|2:01 PM EDT||
Jim McCrery, R-LA 4th
Mr. McCRERY. Mr. Speaker, I rise in strong opposition to this legislation before us. Besides increasing taxes, this bill would create an untargeted emergency extended unemployment benefits program that would add to the deficit and ultimately increase State payroll taxes.
Moreover, this provision is untargeted, meaning it would pay extended unemployment benefits in all States, regardless of the availability of jobs in those States. Today's national unemployment rate is 5.0 percent. In March, 32 States had unemployment rates below 5 percent. Congress has never created a temporary extended benefits program at such a low unemployment rate. The lowest prior unemployment rate when such a program was created was 5.7 percent. Especially given today's low unemployment
rate nationwide, it just doesn't make sense to extend benefits in States where jobs are readily available.
While I do not support the legislation before us on this subject, Republicans know that laid off workers are hurting, especially in States with struggling economies where jobs are hard to find and unemployment rates are high. That is why, during committee consideration of this legislation, I supported targeting extended unemployment benefits so real help would be provided where it is needed most. Unfortunately, that effort was rebuffed in favor of the general untargeted proposal before us today.

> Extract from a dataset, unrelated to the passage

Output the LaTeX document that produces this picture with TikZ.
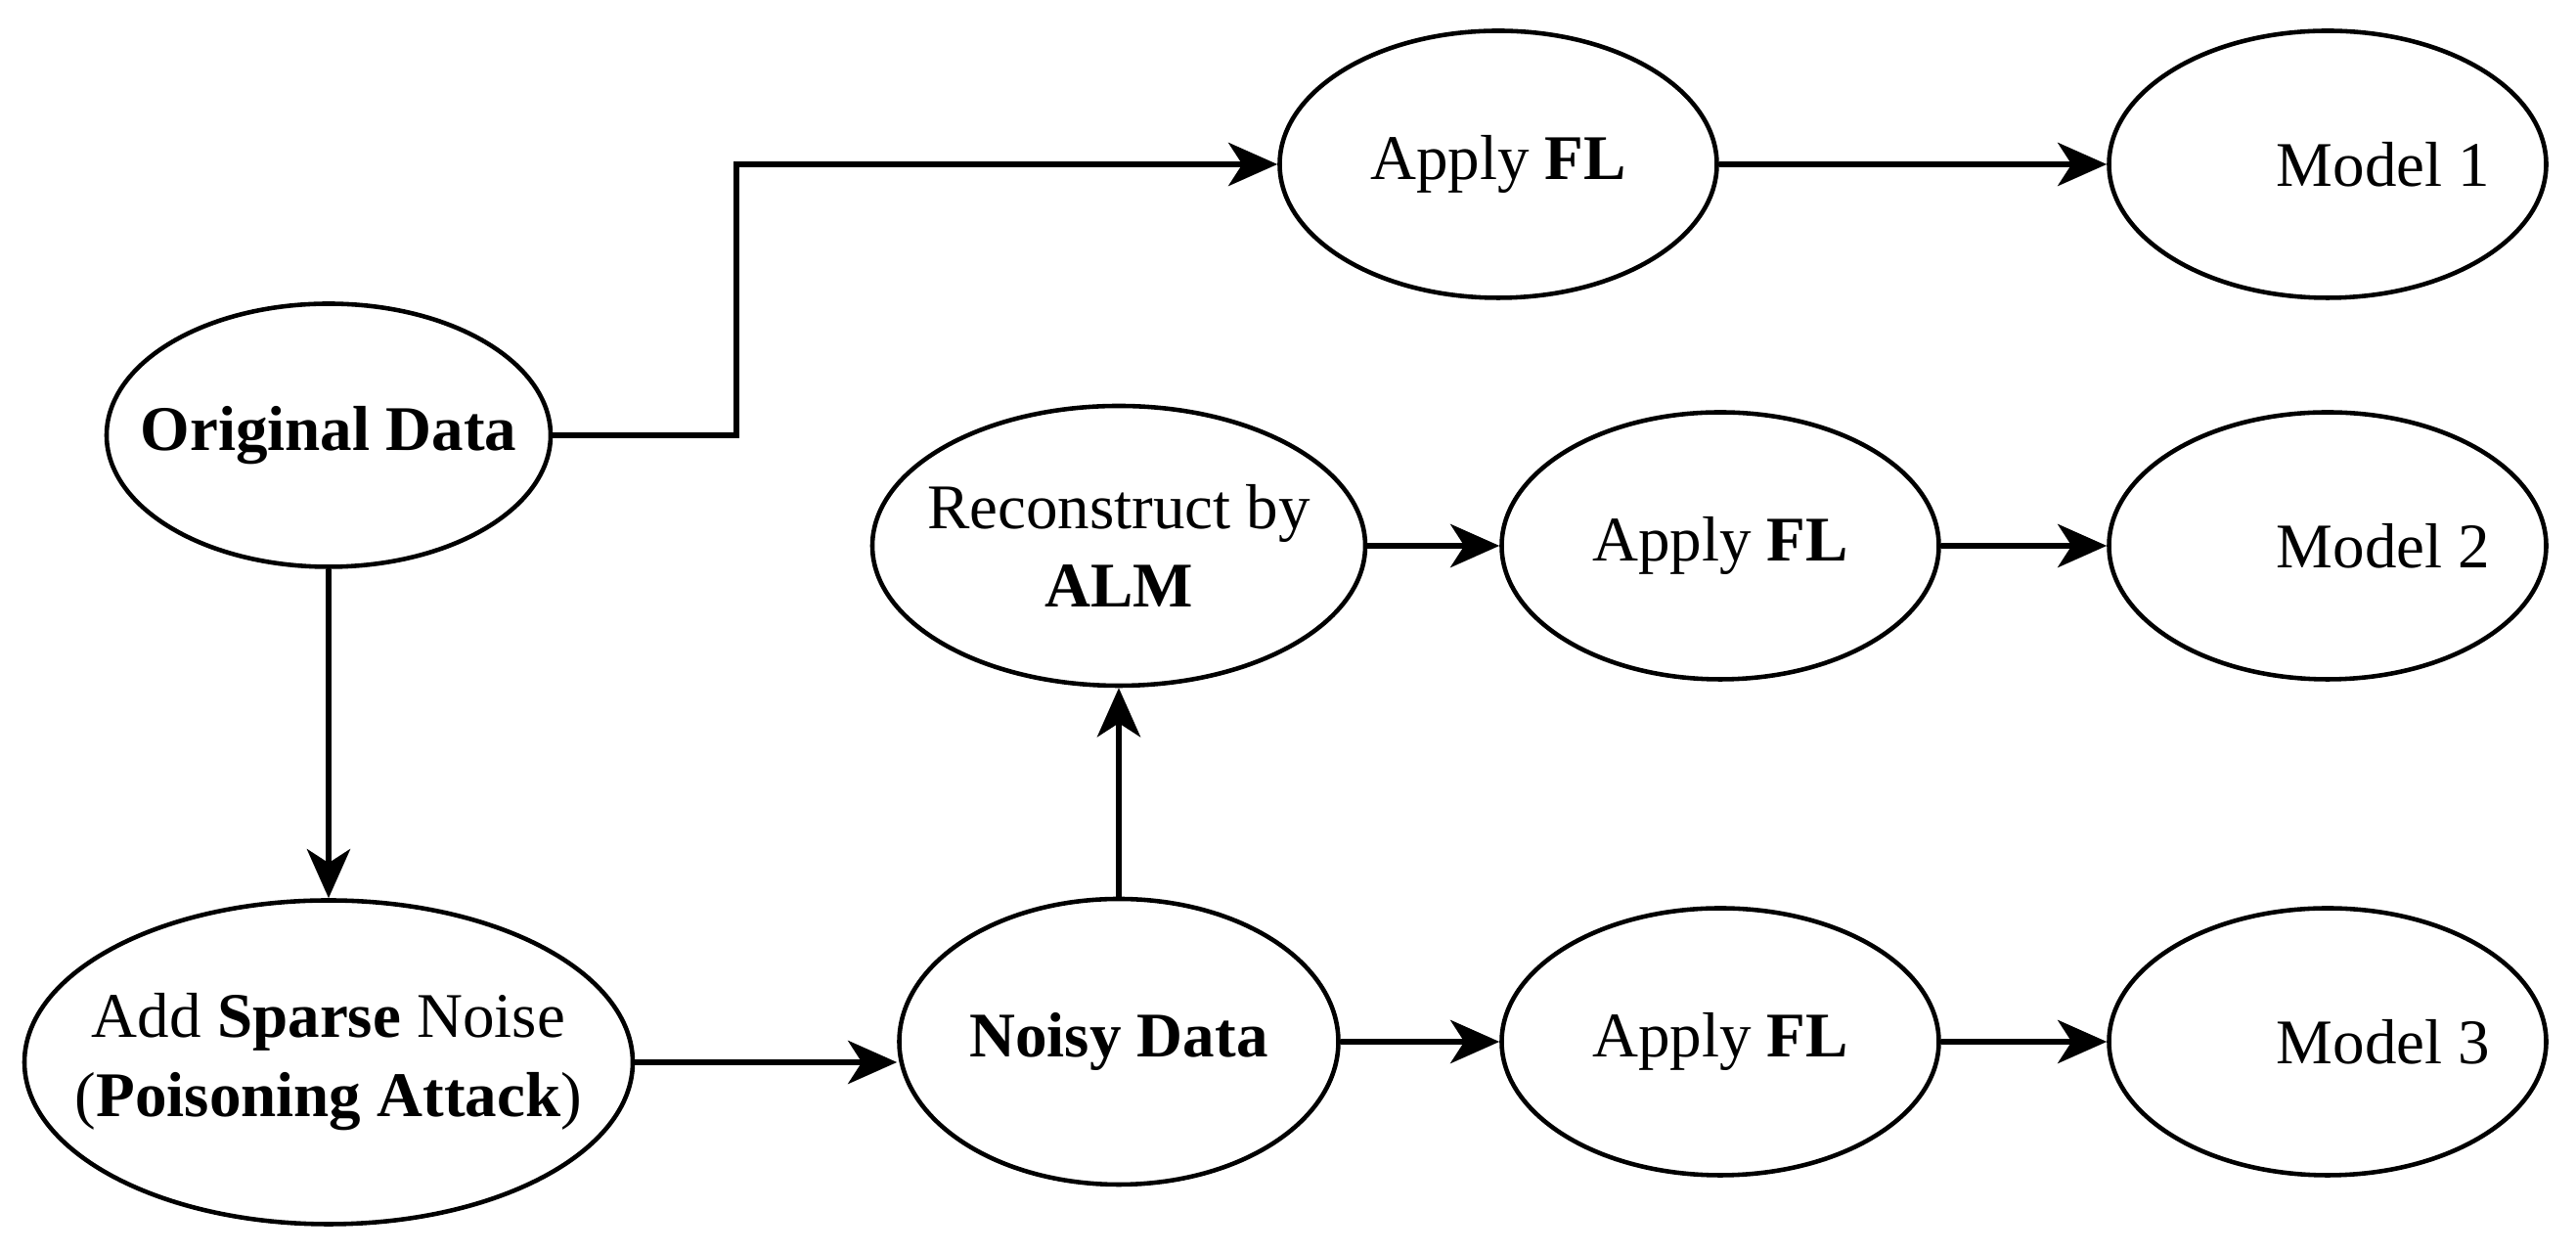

This legislation also shows the sham that is PAYGO. The broad extended unemployment program is projected to cost $16 billion over the next 5 years and increase State payroll taxes by $1 billion over that time. And this is likely just the start. The typical temporary program in recent decades lasted about 30 months. If the program started under the legislation before us today follows that path, the ultimate cost will exceed $30 billion.